Entre l'invasion de la Pologne par les troupes de Hitler, le 1er septembre 1939, et le déclenchement de la campagne de France, le 10 mai 1940, les armées française et allemande se font face, observant une trêve que chacun met à profit pour se préparer à un choc dont on sait qu’il est inévitable. L’absence de combats qui caractérise cette période lui a valu le nom de « drôle de guerre ». En réalité, rien n’aura été « drôle » dans cette attente : des millions d'hommes manquent à leurs familles, l'hiver est d'une terrible rigueur, l'inactivité sape le moral des soldats. Le calme régnant sur le front contraste avec l'intense activité diplomatique que Paris et Berlin déploient en direction des pays neutres. De leur côté, les états-majors élaborent des plans stratégiques, procèdent au renforcement des divisions et tentent d'accélérer la production d’armement.

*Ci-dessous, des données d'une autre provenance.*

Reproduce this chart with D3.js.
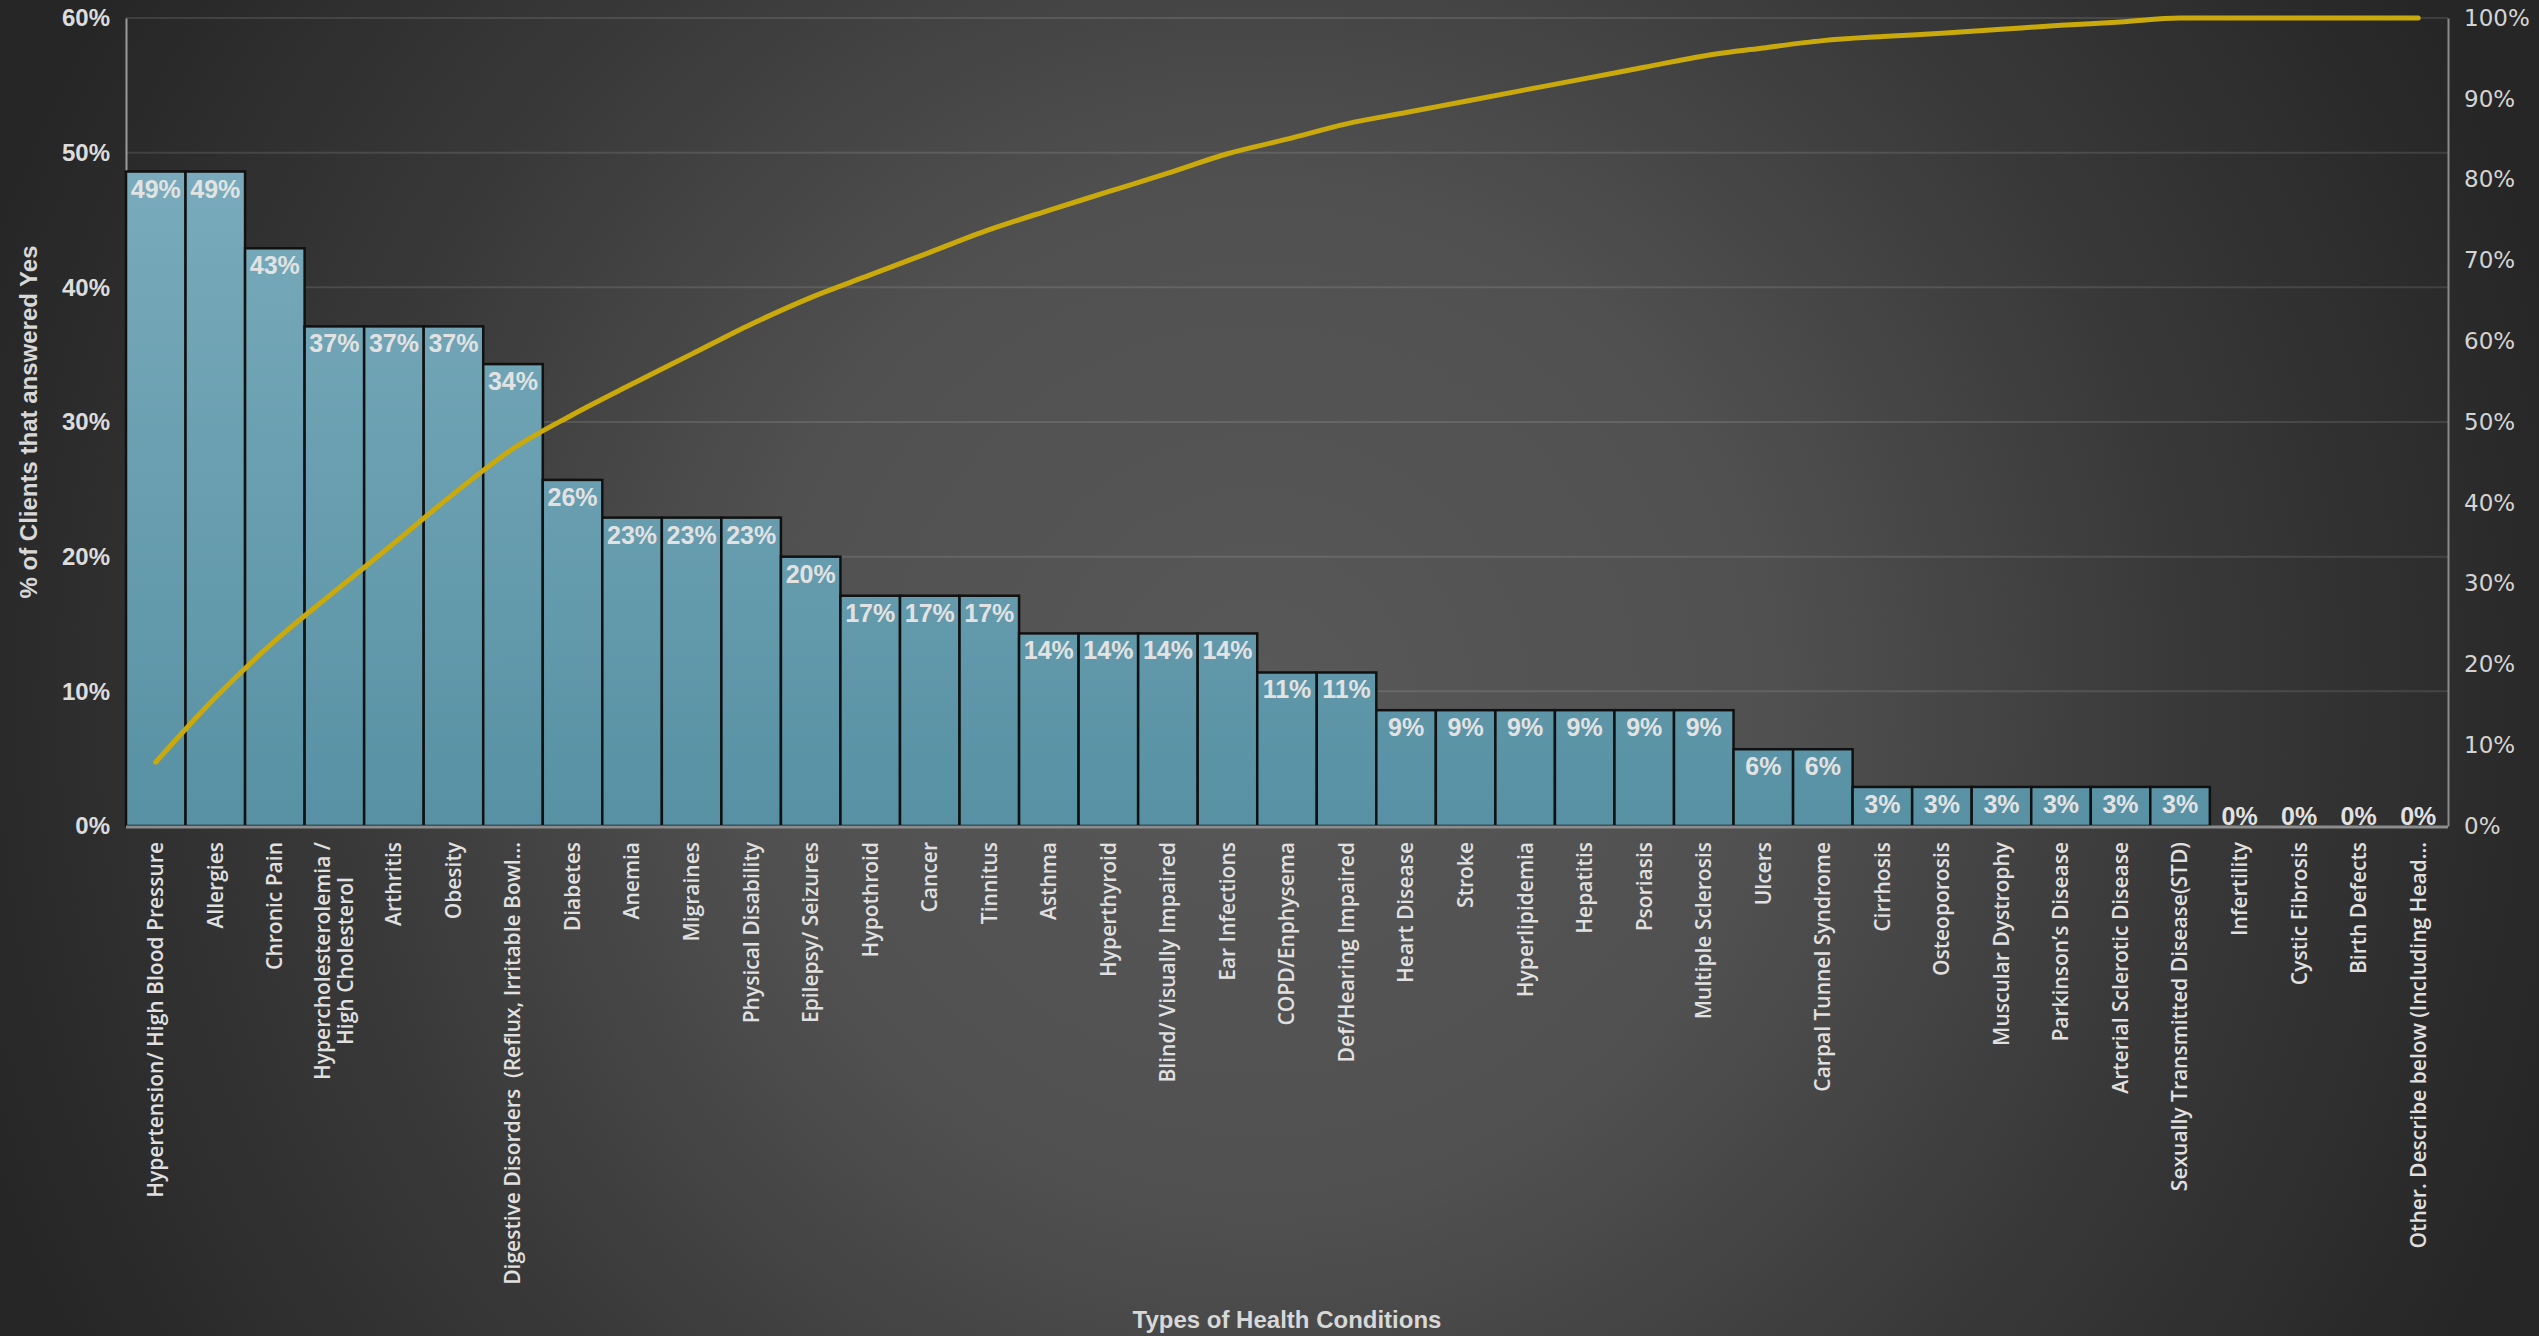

LA PRÉPARATION DU GRAND CHOC

Impatiences allemandes

• Le silence des armes est loin de correspondre au désir d'Adolf Hitler. Le maître du III' Reich sait que le temps ne joue pas en sa faveur.

En dépit du succès rapide obtenu contre les Polonais, la Wehrmacht a montré quelques faiblesses qui, contre une opposition d'une autre ampleur - on ne saurait comparer les armées française et polonaise -pourraient bien être lourdes de conséquences. Ainsi, les généraux allemands ont pu relever avec inquiétude des manquements à la discipline et des carences dans l’encadrement.

De plus, Berlin ne peut plus douter de la détermination de Londres et de Paris - qui lui ont déclaré la guerre le 3 septembre 1939 - à tenir leurs engagements, comme en témoigne la constitution, le 12 septembre, d'un Conseil suprême de guerre interallié. C'est dans ce contexte que Hitler lance le 6 octobre - alors que la Pologne est battue - sa première offre de paix. La France et l'Angleterre font savoir qu'il est hors de question d'accepter une proposition qui sanctionnerait un coup de force.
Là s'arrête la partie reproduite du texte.